I’ve known for a while that I want to be a community developer, and I want to start that work in my hometown of Detroit. I desire to create beautiful spaces and experiences for people that enhance the fabric of a neighborhood, community, and city. Having been involved in community-based organizations and non-profits since I was child, and working in public service in New York City after college, my pivot to HBS was to dive into the hard skills and action-based work that I was missing to make my community development goals more realized in a more fulfilling way. I plan to do this through real estate development and business investment. Having studied architecture before transitioning to urban and African-American studies in my undergraduate program, it was a relief to discover that developers, not architects, actually build buildings – a lesson that came alive this summer as I worked on a community-based real estate project in Detroit.

The best way I describe the D to people is layered and complex! There’s so much going on – the good, the bad, and the ugly – as the city works to redefine itself. After reaching back within my college network, I decided to intern with the Detroit Black Community Food Security Network (DBCFSN) as they make headway on an exciting development project in central Detroit. They’re a small non-profit on a mission to make healthy and fresh foods available to everyday Detroiters, especially Black and low-income residents who are underserved. They primarily run an eight-acre urban farm called D-town Farm. They also ventured to create a brick-and-mortar store called the Detroit Food Commons, centered on creating greater access to healthy foods and spurring community ownership – and that’s where I come in! This summer I’ve been organizing our fundraising efforts which will eventually become a capital campaign to close the financing gap for the development. The mixed-use project will include retail, office, educational and community kitchen space. The cornerstone of the new construction is the Detroit People's Food Co-op, a full-service cooperatively owned grocery store.

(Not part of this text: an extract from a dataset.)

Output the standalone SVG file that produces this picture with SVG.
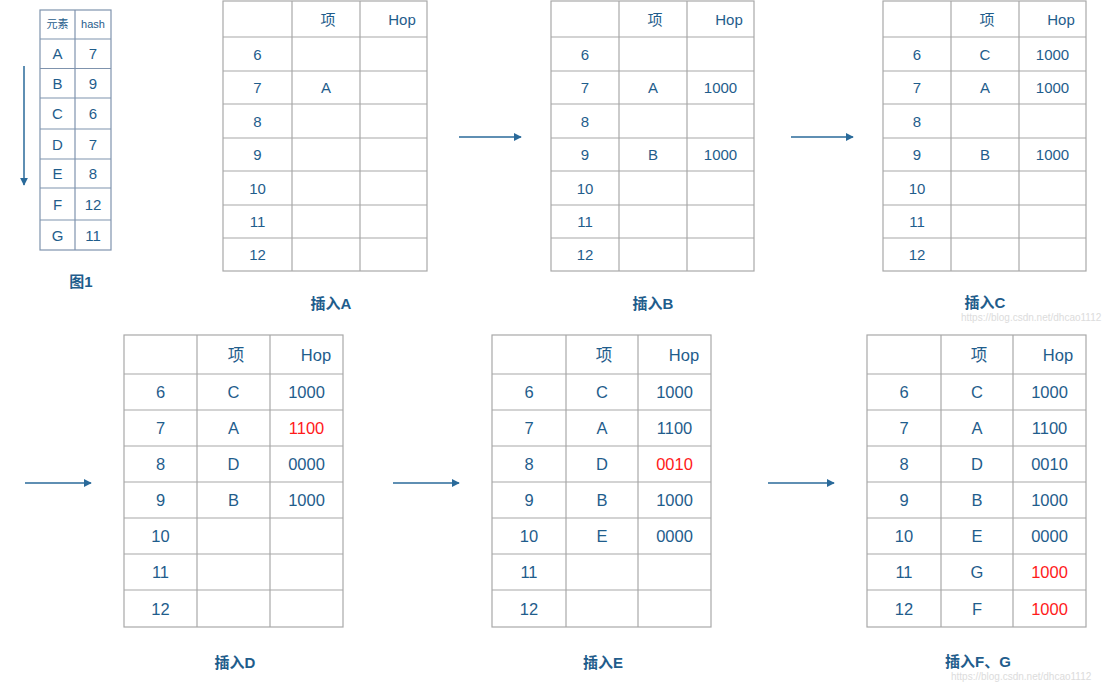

In my work, I primarily organized our outreach efforts with several foundations and community development financial institutions (CDFIs) and strategized ways for us to successfully secure both grant funding and low-interest loans. This led to some soft commitments from major foundations and a plan for the non-profit to continue this effort upon my departure. The biggest insight I gathered so far is that any social venture needs its own capital! Thus, I’d like to see more underserved communities and anyone with social impact interest consider for-profit social ventures and cooperatives, or at least ventures with sustainable revenue streams. For that reason, I plan to do more for-profit real estate and business investment work after HBS that still focuses on social impact. I would especially love to contribute my efforts towards helping Detroit’s Black community secure more homeownership, entrepreneurship, and financial security. One of the questions I’ll spend my career answering is: how do you develop for-profit residential and commercial property in an inclusive and ethical way that doesn’t lead to displacement or other negative aspects of gentrification?